Thursday, April 7, 2011


I've been experimenting with the Zotero citation and note manager plugin for Firefox. Many people recommend it and it's free, but I've never quite figured out what to do with it yet. So lately I've converted my Printing and Prophecy bibliography to a Zotero database. The idea of a one-click bibliography that switches citation format on demand is appealing, although checking footnotes and bibliographic entries is something I don't really mind doing. There are also extensive note-taking and management features for keeping track of all your good ideas. For Printing and Prophecy, I mostly relied on MS Word documents for this. I made notes with the transcriptions of the primary sources, and then compiled the notes into their own document. It seems like having everything in one database might make things simpler.

So, which of the standard bibliographic databases I use everyday are compatible with Zotero?

Answer: None of them. MLA, WorldCat, JSTOR, and the rest work fine for secondary literature, but ISTC, GW, VDiB, ZVDD do not know about Zotero. Or rather, Zotero doesn't know about them. Someone needs to write a web-scraping plugin for each site, and apparently no techie early modernist has done it yet. I've worked on similar projects before, but I'm not sure when I'll get around to looking at the inner workings of Zotero plugins. For now, Zotero will have to prove itself as a citation manager.

Friday, March 25, 2011

Digitalization just in time: Andreas Schoppe, Christliche und Nötige Warnung für dem erdichten Lügengeist der falschen Propheten (1596)
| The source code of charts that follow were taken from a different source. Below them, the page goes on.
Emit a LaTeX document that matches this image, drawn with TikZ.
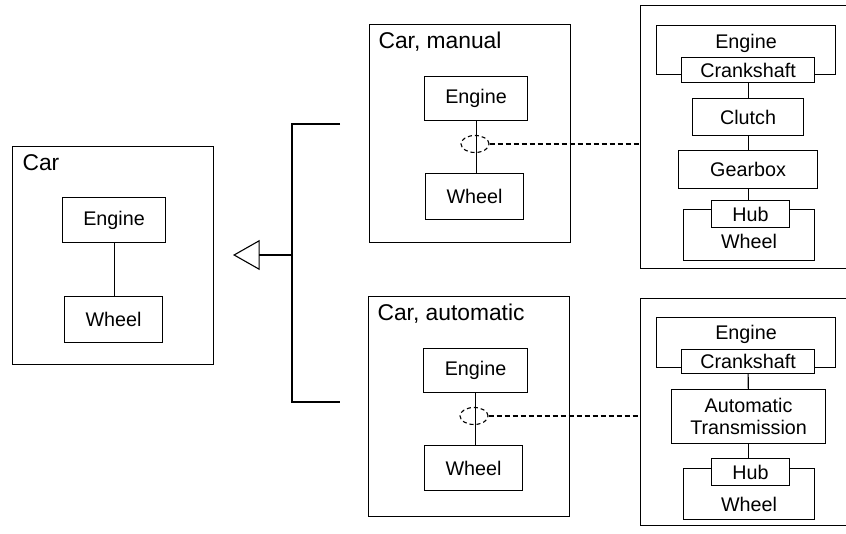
\documentclass[tikz,border=0pt]{standalone}
\usepackage{fontspec}
\setmainfont{Liberation Sans}
\usetikzlibrary{positioning,shapes.geometric,arrows.meta}
\newlength\px
\setlength\px{0.75pt}

\begin{document}
\begin{tikzpicture}[x=0.75pt,y=-0.75pt,line width=1.1\px,
  frame/.style={draw, rectangle, inner sep=0pt, anchor=north west},
  part/.style={draw, fill=white, rectangle, inner sep=0pt, anchor=north west,
    align=center, font=\fontsize{14.8pt}{16.2pt}\selectfont},
  title/.style={anchor=base west, inner sep=0pt, font=\fontsize{17.1pt}{20pt}\selectfont},
  joint/.style={draw, ellipse, inner sep=0pt, minimum width=28\px, minimum height=17\px,
    dash pattern=on 4\px off 3\px},
  link/.style={dash pattern=on 5\px off 3\px}]
\useasboundingbox (0,0) rectangle (846,534);
\clip (0,0) rectangle (846,534);

% containers
\node[frame, minimum width=201\px, minimum height=218\px] (car) at (12,146) {};
\node[frame, minimum width=201\px, minimum height=218\px] (man) at (369,24) {};
\node[frame, minimum width=201\px, minimum height=220\px] (auto) at (368,296) {};
\node[frame, minimum width=240\px, minimum height=263\px] (manCol) at (640,5) {};
\node[frame, minimum width=240\px, minimum height=227\px] (autoCol) at (640,298) {};
\node[title] (carT) at (22,171) {Car};
\node[title] (manT) at (378,49) {Car, manual};
\node[title] (autoT) at (377,321) {Car, automatic};

% outer parts of the right column
\node[part, minimum width=179\px, text height=23\px, text depth=26\px] (mEngOut) at (656,25) {Engine};
\node[part, minimum width=131\px, text height=39\px, text depth=12\px] (mWhlOut) at (683,209) {Wheel};
\node[part, minimum width=179\px, text height=22\px, text depth=28\px] (aEngOut) at (656,317) {Engine};
\node[part, minimum width=131\px, text height=43\px, text depth=8\px] (aWhlOut) at (683,468) {Wheel};

\foreach \nm/\x/\y/\w/\h/\txt in {%
  carEng/62/197/103/45/Engine,%
  carWhl/64/296/98/46/Wheel,%
  mEng/424/76/103/44/Engine,%
  mWhl/425/173/98/46/Wheel,%
  aEng/423/348/104/44/Engine,%
  aWhl/424/445/98/45/Wheel,%
  mCrank/681/57/133/25/Crankshaft,%
  mClutch/692/98/111/37/Clutch,%
  mGear/678/150/139/38/Gearbox,%
  mHub/711/200/78/27/Hub,%
  aCrank/681/349/133/24/Crankshaft,%
  aTrans/671/389/154/54/{Automatic\\Transmission},%
  aHub/711/458/78/27/Hub%
}{
  \node[part, minimum width=\w\px, minimum height=\h\px] (\nm) at (\x,\y) {\txt};
}

\draw (carEng.south) -- (carEng.south |- carWhl.north);
\draw (mEng.south) -- (mEng.south |- mWhl.north);
\draw (aEng.south) -- (aEng.south |- aWhl.north);
\draw (mCrank) -- (mClutch);
\draw (mClutch) -- (mGear);
\draw (mGear.south) -- (mGear.south |- mHub.north);
\draw (aCrank) -- (aTrans);
\draw (aTrans.south) -- (aTrans.south |- aHub.north);

\node[joint] (mJoint) at (475,144) {};
\node[joint] (aJoint) at (474,416) {};
\draw[link] (mJoint.east) -- (mJoint.east -| manCol.west);
\draw[link] (aJoint.east) -- (aJoint.east -| autoCol.west);

% generalization
\coordinate (stubM) at (340,124);
\coordinate (stubA) at (340,402);
\coordinate (split) at (292,255);
\coordinate (gTip) at (233,255);
\draw (stubM) -| (split) |- (stubA);
\draw[-{Triangle[open, length=20pt, width=22.5pt]}] (split) -- (gTip);
\end{tikzpicture}
\end{document}
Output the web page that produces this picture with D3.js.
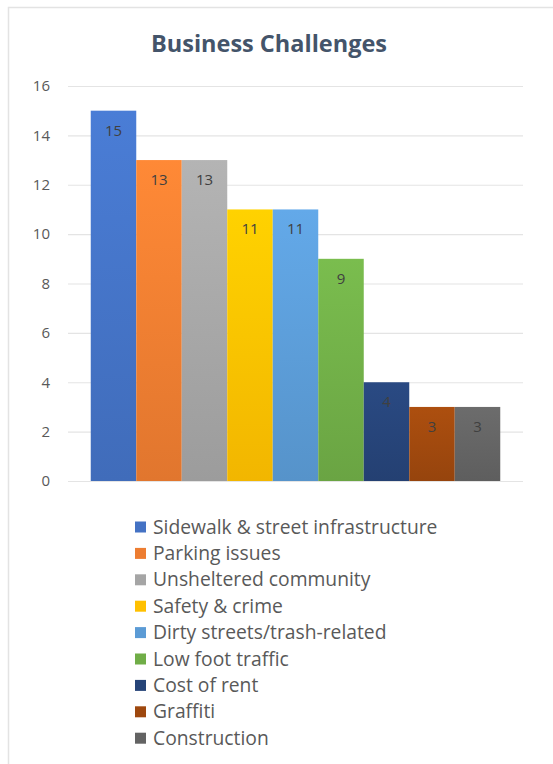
<!DOCTYPE html>
<html><head><meta charset="utf-8">
<script src="https://cdn.jsdelivr.net/npm/d3@7"></script>
<style>html,body{margin:0;padding:0;background:#fff;}svg{display:block;}</style>
</head><body>
<svg id="c" width="553" height="764"></svg>
<script>
const categories = ["Sidewalk & street infrastructure","Parking issues","Unsheltered community","Safety & crime","Dirty streets/trash-related","Low foot traffic","Cost of rent","Graffiti","Construction"];
const values = [15,13,13,11,11,9,4,3,3];
const colors = ["#4472C4","#ED7D31","#A5A5A5","#FFC000","#5B9BD5","#70AD47","#264478","#9E480E","#636363"];
const yTicks = [0,2,4,6,8,10,12,14,16];
const title = "Business Challenges";

const svg = d3.select("#c");
const font = "'Open Sans', 'Noto Sans', sans-serif";

// frame
svg.append("rect").attr("x",8.5).attr("y",7.5).attr("width",560).attr("height",770)
  .attr("fill","#fff").attr("stroke","#e3e3e3").attr("stroke-width",1.5);

const defs = svg.append("defs");
colors.forEach((c,i)=>{
  const g = defs.append("linearGradient").attr("id","g"+i).attr("x1",0).attr("y1",0).attr("x2",0).attr("y2",1);
  g.append("stop").attr("offset","0%").attr("stop-color", d3.color(c).brighter(0.25));
  g.append("stop").attr("offset","100%").attr("stop-color", d3.color(c).darker(0.15));
});

const x0 = 68, x1 = 523, yTop = 86, yBot = 481;
const x = d3.scaleBand().domain(categories).range([x0,x1]).paddingInner(0).paddingOuter(0.5);
const y = d3.scaleLinear().domain([0,16]).range([yBot,yTop]);

svg.append("text").attr("x",269).attr("y",52).attr("text-anchor","middle")
  .attr("font-family",font).attr("font-weight","bold").attr("font-size",23.5)
  .attr("fill","#44546A").text(title);

const yAxis = d3.axisLeft(y).tickValues(yTicks).tickSize(-(x1-x0)).tickFormat(d3.format("d"));
const ga = svg.append("g").attr("transform",`translate(${x0},0)`).call(yAxis);
ga.select(".domain").remove();
ga.selectAll(".tick line").attr("stroke","#e4e4e4").attr("stroke-width",1.2);
ga.selectAll(".tick text").attr("x",-18).attr("font-family",font).attr("font-size",15).attr("fill","#595959");

svg.selectAll("rect.bar").data(values).enter().append("rect").attr("class","bar")
  .attr("x",(d,i)=>x(categories[i])).attr("width",x.bandwidth())
  .attr("y",d=>y(d)).attr("height",d=>y(0)-y(d))
  .attr("fill",(d,i)=>`url(#g${i})`);

svg.selectAll("text.lbl").data(values).enter().append("text").attr("class","lbl")
  .attr("x",(d,i)=>x(categories[i])+x.bandwidth()/2).attr("y",d=>y(d)+25)
  .attr("text-anchor","middle").attr("font-family",font).attr("font-size",15)
  .attr("fill","#404040").text(d=>d);

const lg = svg.append("g");
categories.forEach((c,i)=>{
  const yy = 527 + i*26.4;
  lg.append("rect").attr("x",135).attr("y",yy-5.5).attr("width",11).attr("height",11).attr("fill",colors[i]);
  lg.append("text").attr("x",153).attr("y",yy+6.5).attr("font-family",font).attr("font-size",19.3)
    .attr("fill","#595959").text(c);
});
</script>
</body></html>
This week the Universitätsbibliothek Halle released a digital facsimile of Schoppe’s Christliche und Nötige Warnung (and of the 1597 edition of the same work under a different title). This comes at just the right time, as I had been hoping to consult it for my article on Wilhelm Friess ever since seeing a reference to it in Robin Barnes’s Prophecy and Gnosis. I’ve been debating whether I should order a facsimile or if I could wait for Halle’s ongoing digitalization project to make it available.

Halle finally came through, and Schoppe turns out to hold a few surprises. Unsurprisingly, Schoppe thinks that many of Friess’s predictions for 1558-1563 failed to come true. What’s more surprising is that Schoppe sees the devil’s handiwork in Friess’s prediction of a righteous emperor who will suppress all heretics and reconquer the Holy Land before giving up his crown; Schoppe objects that a truly righteous emperor should remain in office and continue to govern effectively. But what Schoppe is objecting to is simply the well-known Last World Emperor motif from the standard medieval End Time narrative. There are both chronological and ideological boundaries between “Wilhelm Friess” in 1558 and Schoppe in 1596. On one side, the Last World Emperor is still firmly a part of the eschatological future; on the other, a Last World Emperor is scarcely imaginable.